Glauber Rocha, neste filme, decide mudar sua linguagem tradicional e começa a mostrar os primeiros esboços do que tornaria a carreira do diretor daqui para frente: a mistura do transparente e do opaco, do que é e o que não é real. A improvisação dos atores, a ausência do roteiro, quebra da quarta parede para falar explicitamente ao espectador, Glauber dirigindo os atores por de trás da câmera, que seria consumado em “A Idade da Terra”(1980), começa a ser experimentado aqui.
Apesar de não ter uma história “tradicional” para contar, Glauber tem muito a nos mostrar neste longa. O arco dos dois personagens, principalmente o personagem de Antônio Pitanga, revela temas que são presentes até hoje. O racismo estrutural sofrido por Pitanga ao longo do filme mostra que, 50 anos depois, o negro ainda sofre do mesmo mal. Um indivíduo corrompido pelo meio e pela sociedade, busca, além de trabalho, a sobrevivência. Pitanga traz isso muito bem
para tela com seus olhos e sua fala carregada de alguém que está cansado de lutar. Já no lado de Hugo Carvana é apresentado a burguesia racista que explora minorias. Além da raiz do racismo estrutural, mostrando até instituições que compactuam com esta opressão.

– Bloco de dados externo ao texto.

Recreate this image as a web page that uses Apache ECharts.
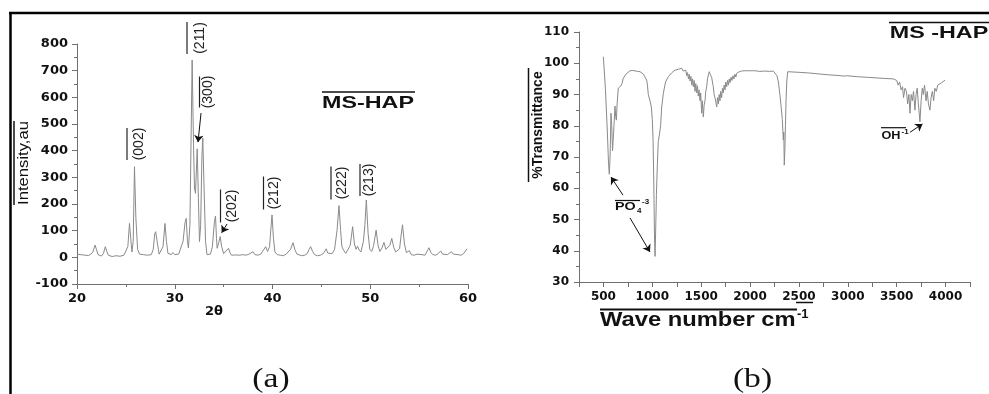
<!DOCTYPE html>
<html>
<head>
<meta charset="utf-8">
<script src="https://cdn.jsdelivr.net/npm/echarts@6/dist/echarts.min.js"></script>
<style>
  html, body { margin: 0; padding: 0; background: #fff; }
  #chart { width: 989px; height: 394px; }
</style>
</head>
<body>
<div id="chart"></div>
<script>
// XRD pattern of MS-HAP: [2θ (deg), intensity (a.u.)]
const xrdPattern = [
  [20.0,12],[20.2,16],[20.4,10],[20.6,13],[20.8,8],[21.0,11],[21.2,7],[21.4,10],[21.6,18],[21.85,46],[22.0,28],[22.15,10],
  [22.3,8],[22.5,5],[22.7,14],[22.9,40],[23.05,22],[23.2,8],[23.4,5],[23.6,3],[23.8,10],[24.0,6],[24.2,12],[24.4,4],
  [24.6,9],[24.8,8],[25.0,14],[25.2,40],[25.37,127],[25.5,70],[25.62,20],[25.75,60],[25.88,340],[26.02,150],[26.2,30],
  [26.4,12],[26.6,8],[26.8,10],[27.0,6],[27.2,8],[27.4,12],[27.6,10],[27.8,30],[27.95,88],[28.05,96],[28.2,60],[28.4,12],
  [28.6,10],[28.8,40],[29.0,127],[29.15,60],[29.3,15],[29.5,8],[29.65,10],[29.8,18],[30.0,10],[30.2,8],[30.4,12],
  [30.6,14],[30.85,60],[31.05,130],[31.17,146],[31.3,60],[31.4,35],[31.55,120],[31.78,740],[31.92,420],[32.02,260],
  [32.12,240],[32.3,407],[32.42,220],[32.53,59],[32.65,120],[32.78,380],[32.87,448],[33.0,260],[33.15,60],[33.3,10],
  [33.45,5],[33.65,12],[33.85,40],[34.05,130],[34.17,155],[34.27,70],[34.34,34],[34.5,55],[34.65,78],[34.8,40],
  [35.0,14],[35.2,10],[35.5,34],[35.65,18],[35.8,8],[36.0,6],[36.2,9],[36.4,5],[36.6,8],[36.8,6],[37.0,10],[37.3,8],
  [37.6,12],[38.0,21],[38.2,10],[38.5,8],[38.8,12],[39.0,18],[39.3,40],[39.5,22],[39.7,40],[39.82,100],[39.95,159],
  [40.1,70],[40.25,20],[40.5,10],[40.8,8],[41.1,6],[41.4,12],[41.6,15],[41.85,30],[42.1,55],[42.3,28],[42.5,12],
  [42.7,8],[43.0,6],[43.3,8],[43.55,14],[43.75,30],[43.9,40],[44.1,22],[44.3,10],[44.6,6],[44.9,8],[45.2,14],
  [45.5,32],[45.65,16],[45.85,12],[46.1,14],[46.35,30],[46.6,100],[46.8,194],[46.97,100],[47.1,40],[47.3,25],
  [47.5,15],[47.7,18],[47.95,45],[48.2,115],[48.38,50],[48.55,30],[48.7,42],[48.85,28],[49.05,20],[49.3,60],
  [49.45,120],[49.6,215],[49.78,90],[49.95,30],[50.15,22],[50.35,45],[50.6,102],[50.8,45],[50.98,22],[51.2,35],
  [51.4,56],[51.6,30],[51.8,26],[52.0,45],[52.2,71],[52.4,38],[52.6,20],[52.8,18],[53.0,32],[53.15,80],[53.3,122],
  [53.5,50],[53.7,18],[53.85,15],[54.0,25],[54.2,10],[54.5,8],[54.8,12],[55.0,6],[55.3,10],[55.6,8],[55.85,25],
  [56.0,36],[56.2,18],[56.4,10],[56.7,8],[56.95,14],[57.2,24],[57.4,12],[57.6,8],[57.9,10],[58.3,21],[58.5,12],
  [58.7,6],[59.0,10],[59.3,8],[59.55,14],[59.75,20],[59.9,32]
];

// FTIR spectrum of MS-HAP: [wave number (cm-1), transmittance (%)]
const ftirSpectrum = [
  [499,102.1],[520,92],[540,78],[552,68],[560,64.5],[568,70],[577,84],[585,80],[593,72],[601,71.5],[608,80],
  [618,86.3],[625,83],[632,81.8],[640,87],[652,92],[665,91.5],[677,92.7],[690,93.5],[703,95.2],[730,96.5],
  [772,97.6],[800,97.7],[850,97.4],[874,97.3],[910,96.5],[942,94.6],[950,93],[959,90],[965,89.5],[976,88],
  [990,86],[1000,82],[1008,75],[1015,62],[1022,45],[1028,38.2],[1034,46],[1042,58],[1052,68],[1061,75],
  [1072,77],[1085,80],[1096,86],[1113,90.4],[1135,94],[1164,95.7],[1200,97],[1232,97.8],[1270,98.1],[1301,98.4],
  [1315,97.5],[1325,98],[1334,97.2],[1342,97.8],[1352,96],[1360,97],[1370,95],[1378,96.5],[1386,94.3],[1395,95.8],
  [1404,93],[1412,95],[1420,92.5],[1428,94.5],[1437,91],[1445,93.5],[1454,90.5],[1462,92.8],[1470,89.5],[1478,91.5],
  [1488,88],[1495,90.5],[1505,84],[1512,88],[1522,82.8],[1530,86.5],[1539,88],[1547,91],[1556,92.5],[1565,95],
  [1575,96.5],[1583,97.3],[1592,96.5],[1600,96.8],[1607,95.5],[1615,94],[1624,92.5],[1632,90],[1641,89],
  [1650,87.5],[1659,86],[1667,89],[1676,87],[1684,90],[1692,88],[1700,91],[1709,89],[1718,92],[1726,90.5],
  [1735,93],[1744,91.5],[1752,94],[1761,92.5],[1770,94.5],[1778,93],[1787,95],[1795,93.8],[1805,95.5],[1815,94.5],
  [1825,96],[1835,95],[1845,96.5],[1855,95.6],[1863,96.8],[1875,96.2],[1885,97.2],[1895,96.7],[1910,97.5],
  [1925,97],[1940,97.6],[1960,97.2],[1980,97.6],[2000,97.4],[2050,97.6],[2100,97.4],[2150,97.5],[2200,97.4],
  [2238,97.5],[2255,97.2],[2275,96],[2290,94],[2305,90],[2318,86],[2330,82],[2340,75.5],[2345,78],[2350,67.4],
  [2356,72],[2362,80],[2368,88],[2375,94],[2385,97.3],[2400,97.4],[2500,97.1],[2600,96.9],[2700,96.6],[2800,96.3],
  [2900,96.1],[2960,95.9],[2975,95.6],[2988,96],[3000,95.8],[3100,95.7],[3200,95.5],[3300,95.3],[3400,95.1],
  [3466,95],[3485,94.4],[3500,94.5],[3515,93],[3530,94],[3545,91.5],[3560,92.5],[3570,89],[3585,92],[3600,91],
  [3612,87],[3625,90],[3636,84],[3648,90],[3660,88],[3672,91],[3687,85],[3698,90],[3710,92],[3722,87],
  [3738,81.3],[3750,88],[3762,92],[3772,90],[3785,93],[3800,88],[3812,91],[3825,87],[3840,85],[3852,89],
  [3865,91],[3878,88],[3890,92],[3905,91],[3920,93],[3940,92.5],[3960,93.8],[3980,94],[3995,94.6]
];

// Miller indices of the indexed reflections
const xrdPeakLabels = ['(002)', '(211)', '(300)', '(202)', '(212)', '(222)', '(213)'];

// Arrows in data coordinates: [from, to]
const xrdArrows = [
  [[32.69, 541], [32.38, 432]],
  [[35.35, 125], [34.80, 92]]
];
const ftirArrows = [
  [[700, 57.8], [577, 63.6]],
  [[772, 50.5], [976, 39.6]],
  [[3636, 77.9], [3764, 80.6]]
];

// Axis ranges
const xrdX = { min: 20, max: 60, interval: 10 };
const xrdY = { min: -100, max: 800, interval: 100 };
const ftirX = { min: 250, max: 4250, interval: 250 };
const ftirY = { min: 30, max: 110, interval: 10 };

const AXIS_COLOR = '#6f6f6f';
const LABEL_FONT = 'DejaVu Sans';
const TEXT_FONT = 'Liberation Sans';

function valueAxis(range, gridIndex, fontSize, margin, extra) {
  return Object.assign({
    type: 'value',
    gridIndex: gridIndex,
    min: range.min, max: range.max, interval: range.interval,
    axisLine: { show: true, onZero: false, lineStyle: { color: AXIS_COLOR, width: 1 } },
    axisTick: { show: true, length: 5, lineStyle: { color: AXIS_COLOR, width: 1 } },
    minorTick: { show: true, splitNumber: 2, length: 3, lineStyle: { color: AXIS_COLOR, width: 1 } },
    splitLine: { show: false },
    minorSplitLine: { show: false },
    axisLabel: {
      show: true, margin: margin, color: '#111', fontFamily: LABEL_FONT, fontWeight: 'bold',
      fontSize: fontSize, showMinLabel: true, showMaxLabel: true, hideOverlap: false
    }
  }, extra || {});
}

function arrowLines(arrows) {
  return {
    silent: true,
    animation: false,
    symbol: ['none', 'arrow'],
    symbolSize: 7,
    label: { show: false },
    emphasis: { disabled: true },
    lineStyle: { color: '#111', width: 1, type: 'solid' },
    data: arrows.map(a => [{ coord: a[0] }, { coord: a[1] }])
  };
}

// Text helpers for the annotation layer
function text(str, x, y, opt) {
  opt = opt || {};
  return {
    type: 'text', x: x, y: y,
    rotation: opt.rotation || 0,
    scaleX: opt.scaleX || 1, scaleY: opt.scaleY || 1,
    silent: true,
    style: {
      text: str,
      fontFamily: opt.family || TEXT_FONT,
      fontSize: opt.size || 12,
      fontWeight: opt.weight || 'normal',
      fill: opt.color || '#111',
      align: opt.align || 'center', textAlign: opt.align || 'center',
      verticalAlign: 'middle', textVerticalAlign: 'middle'
    }
  };
}
function rule(x1, y1, x2, y2, w, color) {
  return {
    type: 'line', silent: true,
    shape: { x1: x1, y1: y1, x2: x2, y2: y2 },
    style: { stroke: color || '#111', lineWidth: w || 1 }
  };
}

// Layout of the rotated Miller-index labels: centre, length, overline x
const peakLabelLayout = [
  { cx: 139, cy: 144, len: 32, ol: 127 },
  { cx: 200, cy: 38,  len: 32, ol: 187 },
  { cx: 208, cy: 92,  len: 31, ol: 199.5 },
  { cx: 232, cy: 206, len: 33, ol: 220.5 },
  { cx: 274, cy: 193, len: 33, ol: 263.5 },
  { cx: 342, cy: 183, len: 33, ol: 331 },
  { cx: 369, cy: 180, len: 32, ol: 360 }
];

const graphics = [];
// frame
graphics.push(rule(9, 13, 989, 13, 2.5, '#000'));
graphics.push(rule(10.5, 12, 10.5, 394, 2.5, '#000'));

// (a) panel texts
peakLabelLayout.forEach((p, i) => {
  graphics.push(text(xrdPeakLabels[i], p.cx, p.cy, { rotation: Math.PI / 2, size: 14, color: '#222' }));
  graphics.push(rule(p.ol, p.cy - p.len / 2, p.ol, p.cy + p.len / 2, 1.2, '#222'));
});
graphics.push(text('MS-HAP', 368, 103, { size: 17, weight: 'bold', scaleX: 1.37 }));
graphics.push(rule(322, 92, 415, 92, 1.5));
graphics.push(text('Intensity,au', 24, 163, { rotation: Math.PI / 2, size: 14, scaleX: 1.19 }));
graphics.push(rule(14, 121, 14, 205, 1.5));
graphics.push(text('2θ', 214, 312, { family: LABEL_FONT, size: 13, weight: 'bold' }));
graphics.push(text('(a)', 271, 380, { family: 'Liberation Serif', size: 28, scaleX: 1.2 }));

// (b) panel texts
graphics.push(text('MS -HAP', 939, 33, { size: 17, weight: 'bold', scaleX: 1.37 }));
graphics.push(rule(889, 22.5, 989, 22.5, 1.5));
graphics.push(text('%Transmittance', 538.5, 125, { rotation: Math.PI / 2, size: 14, weight: 'bold' }));
graphics.push(rule(528.5, 68, 528.5, 182, 1.5));
graphics.push(text('Wave number cm', 600, 320, { size: 21, weight: 'bold', align: 'left', scaleX: 1.13 }));
graphics.push(rule(600, 309.5, 797, 309.5, 2.2));
graphics.push(text('-1', 797, 314, { size: 13, weight: 'bold', align: 'left' }));
graphics.push(rule(796, 302.5, 813, 302.5, 1.5));
graphics.push(text('(b)', 752.5, 380, { family: 'Liberation Serif', size: 28, scaleX: 1.2 }));

graphics.push(text('PO', 615, 207, { size: 11, weight: 'bold', align: 'left', scaleX: 1.3 }));
graphics.push(text('4', 637, 211, { size: 8, weight: 'bold', align: 'left' }));
graphics.push(text('-3', 642, 202, { size: 8, weight: 'bold', align: 'left' }));
graphics.push(rule(615, 200.5, 640, 200.5, 1.2));

graphics.push(text('OH', 881.5, 136, { size: 11.5, weight: 'bold', align: 'left', scaleX: 1.1 }));
graphics.push(text('-1', 901.5, 132, { size: 8, weight: 'bold', align: 'left' }));
graphics.push(rule(881, 127.7, 906, 127.7, 1.2));

const chart = echarts.init(document.getElementById('chart'), null, { renderer: 'canvas' });
chart.setOption({
  animation: false,
  backgroundColor: '#fff',
  textStyle: { fontFamily: TEXT_FONT },
  grid: [
    { left: 77, top: 44, width: 391, height: 240, containLabel: false, outerBoundsMode: 'none' },
    { left: 579, top: 32, width: 391, height: 250, containLabel: false, outerBoundsMode: 'none' }
  ],
  xAxis: [
    valueAxis(xrdX, 0, 13, 8),
    valueAxis(ftirX, 1, 12, 9, {
      axisLabel: {
        show: true, margin: 9, color: '#111', fontFamily: LABEL_FONT, fontWeight: 'bold', fontSize: 12,
        showMinLabel: true, showMaxLabel: true, hideOverlap: false,
        formatter: v => (v % 500 === 0 ? String(v) : '')
      },
      minorTick: { show: false }
    })
  ],
  yAxis: [
    valueAxis(xrdY, 0, 13, 9),
    valueAxis(ftirY, 1, 12, 10)
  ],
  series: [
    {
      type: 'line', xAxisIndex: 0, yAxisIndex: 0,
      data: xrdPattern, showSymbol: false, symbol: 'none', smooth: false,
      lineStyle: { color: '#8a8a8a', width: 1 },
      emphasis: { disabled: true },
      markLine: arrowLines(xrdArrows)
    },
    {
      type: 'line', xAxisIndex: 1, yAxisIndex: 1,
      data: ftirSpectrum, showSymbol: false, symbol: 'none', smooth: false,
      lineStyle: { color: '#8a8a8a', width: 1 },
      emphasis: { disabled: true },
      markLine: arrowLines(ftirArrows)
    }
  ],
  graphic: { elements: graphics }
});
</script>
</body>
</html>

“Câncer” é a síntese das ideias de Glauber Rocha. Ideias que são mostradas em tela e outras que faladas pelo diretor em voice over. É o filme de Glauber que foge da “estética da fome” e se aproxima muito do cinema marginal. Trazendo críticas que são pertinentes até hoje: machismo, feminismo, moralidade, Estado laico, entre outras. Mais uma vez, assim como em “Terra em Transe”, o cineasta faz um filme atemporal que perpetua gerações e continuará perpetuando até que o Brasil vença o racismo e sua crueldade.